A party wall agreement is, as it says on the tin, a legal agreement made between you and your neighbours regarding any building work occuring that affects either a shared wall, outbuilding, or boundary.
When do you need a party wall agreement?
Two months before any work commences you need to serve notice to all legal owners of any building affected by your proposed build. If you have an architect, they’ll be able to notify you when/if this needs to happen. Under the Party Wall etc. Act 1996, neighbours have 14 days to respond.
If they give written consent during this time, you wouldn’t need a party wall surveyor and works can go on ahead. However, if they fail to reply or dissent, then you’ll need to commission a party wall agreement.
Surveyors and other companies will generally charge between £65-£100 to arrange a notice to be served on your behalf. Alternatively, you can draft your own using examples set out in the Party Wall booklet. If you're using Resi, we'll help advise on the best course of action.
What does a party wall agreement cover?
The agreement, or ‘award’ as it is also know, will cover three areas:
- How the proposed works will be carried out by the building party.
- A “schedule of condition”; basically a record of the adjoining properties condition prior to works starting, so in the event of a dispute over areas affected by the construction, this document, complete with photographs, provides clear evidence.
- What the project intends to create, supported by architectural drawings.

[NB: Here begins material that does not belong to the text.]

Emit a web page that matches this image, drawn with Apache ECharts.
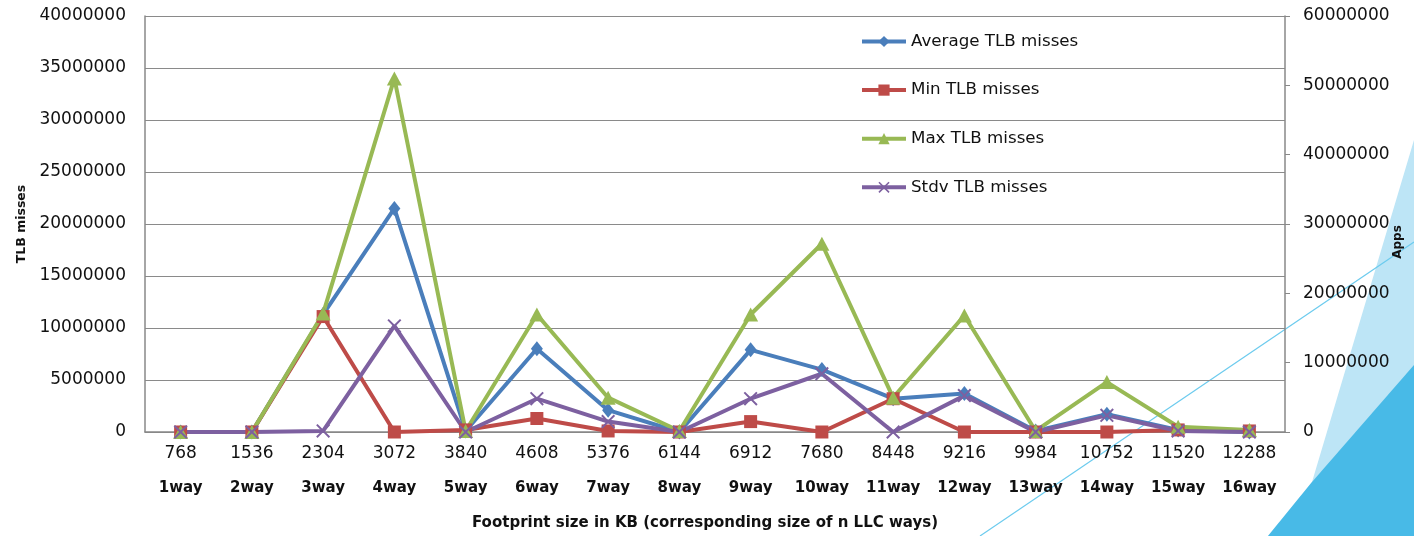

Most documents will use a template set out by the Royal Institution of Chartered Surveyors (RICS). The agreement will contain full details on both households concerned, as well as the surveyors involved. You may notice a third surveyor listed on the agreement, this isn’t a mistake. If a party wall agreement involves two surveyors, a third one is brought on board to manage any disputes, if they arise. More than likely, you’ll never have to engage with this silent surveyor.